There are two Gentlemen who have requested me, to state to you what I know respecting them—Mr Clemt. Penrose a nephew of Mr Wilkinson is desirous of removing with the Genl. to the Western Country & has requested a place in the Land Office—I do not know any thing respecting his Talents for business, having never had any opportunity of forming an opinion, if I had been capable—but he is a Gentleman of good Character, & very amiable disposition, & I believe is well acquainted with the German & French languages—Mr Chas. Biddle of this City, the Father of Mr Nicholas Biddle who is private Secretary to Mr Armstrong the Minister to France, wishes his Son to study some branches of the Military Art in France, & has learned that he can do it with great advantage if he has a Military Commission—A request on this subject has been made to Genl. Dearborne—I have long known him & consider him as an uncommonly promising Youth—he acquitted himself with the greatest credit at the Commencement at Princeton two years ago—& I believe that every body who knows him has the same opinion respecting him—One of his Brothers, supposed to be the greatest proficient in Mathematics of his age in our City—died with Yellow Fever on board of Captn. Truxton—another is in the Prison at Tripoli—I ought not to conclude this long letter without begging you to forgive for writing it.

Your affectionate friend

C Wistar Jr.

RC (DLC); endorsed by TJ as received 22 May and so recorded in SJL.

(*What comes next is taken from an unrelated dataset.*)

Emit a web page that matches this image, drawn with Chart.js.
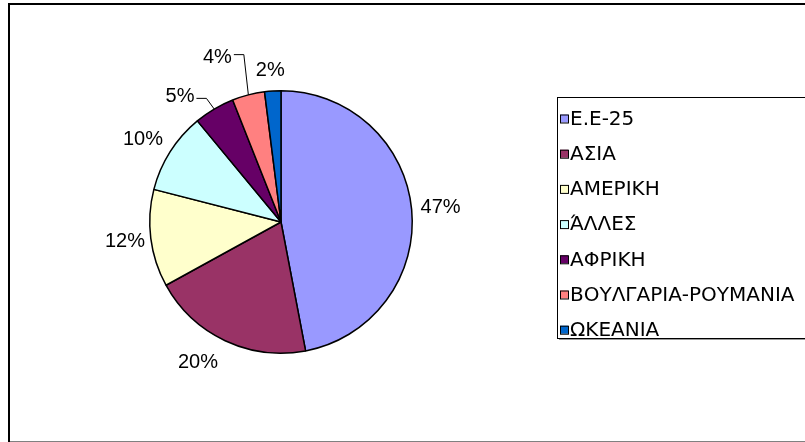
<!DOCTYPE html>
<html>
<head>
<meta charset="utf-8">
<script src="https://cdn.jsdelivr.net/npm/chart.js"></script>
<style>
  html, body { margin: 0; padding: 0; background: #fff; overflow: hidden; }
  #caixa { position: relative; width: 805px; height: 442px; }
</style>
</head>
<body>
<div id="caixa"><canvas id="grafico"></canvas></div>
<script>
// data
const categorias = ['Ε.Ε-25', 'ΑΣΙΑ', 'ΑΜΕΡΙΚΗ', 'ΆΛΛΕΣ', 'ΑΦΡΙΚΗ', 'ΒΟΥΛΓΑΡΙΑ-ΡΟΥΜΑΝΙΑ', 'ΩΚΕΑΝΙΑ'];
const valores = [47, 20, 12, 10, 5, 4, 2];
const cores = ['#9999FF', '#993366', '#FFFFCC', '#CCFFFF', '#660066', '#FF8080', '#0066CC'];

// outer frame of the picture
const moldura = {
  id: 'moldura',
  beforeDraw(chart) {
    const ctx = chart.ctx;
    ctx.save();
    ctx.fillStyle = '#fff';
    ctx.fillRect(0, 0, chart.width, chart.height);
    ctx.strokeStyle = '#000';
    ctx.lineWidth = 2;
    ctx.strokeRect(9, 4, 900, 438.5);
    ctx.restore();
  }
};

// percentage labels outside the slices, some moved with a leader line
const rotulos = {
  id: 'rotulos',
  afterDatasetsDraw(chart, args, opts) {
    const ctx = chart.ctx;
    const arcos = chart.getDatasetMeta(0).data;
    const dados = chart.data.datasets[0].data;
    const total = dados.reduce((a, b) => a + b, 0);
    ctx.save();
    ctx.font = '20px "Liberation Sans", Arial, sans-serif';
    ctx.fillStyle = '#000';
    ctx.textAlign = 'center';
    ctx.textBaseline = 'middle';
    arcos.forEach((arco, i) => {
      const p = arco.getProps(['x', 'y', 'startAngle', 'endAngle', 'outerRadius'], true);
      const meio = (p.startAngle + p.endAngle) / 2;
      const dx = Math.cos(meio), dy = Math.sin(meio);
      const desvio = opts.desvios[i] || [0, 0];
      const lx = p.x + dx * (p.outerRadius + opts.distancia) + desvio[0];
      const ly = p.y + dy * (p.outerRadius + opts.distancia) + desvio[1];
      const texto = Math.round(dados[i] / total * 100) + '%';
      ctx.fillText(texto, lx, ly);
      if (opts.guias.includes(i)) {
        const w = ctx.measureText(texto).width;
        const gy = ly + (desvio[1] > 0 ? 2 : -3);
        ctx.beginPath();
        ctx.strokeStyle = '#000';
        ctx.lineWidth = 1;
        ctx.moveTo(lx + w / 2 + 2, gy);
        ctx.lineTo(lx + w / 2 + 12, gy);
        ctx.lineTo(p.x + dx * p.outerRadius, p.y + dy * p.outerRadius);
        ctx.stroke();
      }
    });
    ctx.restore();
  }
};

// boxed legend on the right
const legenda = {
  id: 'legenda',
  afterDraw(chart, args, opts) {
    const ctx = chart.ctx;
    const ds = chart.data.datasets[0];
    ctx.save();
    // shadow and border
    ctx.fillStyle = '#9a9a9a';
    ctx.fillRect(opts.x + 2, opts.y + opts.altura, 900, 2);
    ctx.fillStyle = '#fff';
    ctx.fillRect(opts.x, opts.y, 900, opts.altura);
    ctx.strokeStyle = '#000';
    ctx.lineWidth = 1;
    ctx.strokeRect(opts.x + 0.5, opts.y + 0.5, 900, opts.altura);
    ctx.font = opts.fonte;
    ctx.textAlign = 'left';
    ctx.textBaseline = 'middle';
    chart.data.labels.forEach((nome, i) => {
      const cy = opts.primeira + i * opts.passo;
      ctx.fillStyle = ds.backgroundColor[i];
      ctx.fillRect(opts.x + 3, cy - 4, 8, 8);
      ctx.strokeRect(opts.x + 3.5, cy - 3.5, 8, 8);
      ctx.fillStyle = '#000';
      ctx.fillText(nome, opts.x + 13, cy + 1);
    });
    ctx.restore();
  }
};

new Chart(document.getElementById('grafico'), {
  type: 'pie',
  data: {
    labels: categorias,
    datasets: [{
      data: valores,
      backgroundColor: cores,
      borderColor: '#000',
      borderWidth: 1.5
    }]
  },
  options: {
    responsive: true,
    maintainAspectRatio: false,
    animation: false,
    layout: { padding: { left: 149, right: 392, top: 90, bottom: 88 } },
    plugins: {
      legend: { display: false },
      tooltip: { enabled: false },
      rotulos: {
        distancia: 24,
        desvios: [[5, 0], [-17, 0], [-2, 0], [-7, 1], [-22, 8], [-25, -14], [-1, 3]],
        guias: [4, 5]
      },
      legenda: {
        x: 557, y: 97, altura: 241,
        primeira: 118.5, passo: 35.2,
        fonte: '20px "DejaVu Sans", sans-serif'
      }
    }
  },
  plugins: [moldura, rotulos, legenda]
});
</script>
</body>
</html>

your letter: TJ to Wistar, 30 Apr.

Campers account of the Elephant: a reference to the Dutch physician and anatomist Petrus Camper. Having dissected an Indian elephant and researched some African elephants, he contributed letters to collaborators in France and developed engraved plates that were intended for publication. Camper’s death, however, prevented publication until 1802, when his son Adriaan Gilles Camper completed the work as Description anatomique d’un éléphant mâle. The younger Camper was elected a member of the American Philosophical Society and was presumably Wistar’s contact (Robert Paul Willem Visser, The Zoological Work of Petrus Camper [1722-1789] [Amsterdam, 1985], 52-7; APS description begins American Philosophical Society description ends , Proceedings, 22, pt. 3 [1884-85], 390).

William Roxburgh (Roxborough), a prominent botanist, was likely acting on behalf of the Asiatic Society of Calcutta, which sent a skeleton of an elephant to the American Philosophical Society later in the year (DNB description begins H. C. G. Matthew and Brian Harrison, eds., Oxford Dictionary of National Biography, In Association with The British Academy, From the Earliest Times to the Year 2000, Oxford, 2004, 60 vols. description ends ; APS description begins American Philosophical Society description ends , Proceedings, 22, pt. 3 [1884-85], 380).

TJ had previously received information from Charles Willson Peale on the large fossilized paw or foot, which had been obtained by a man named Jeremiah Reeder (Vol. 43:645-6, 663-4).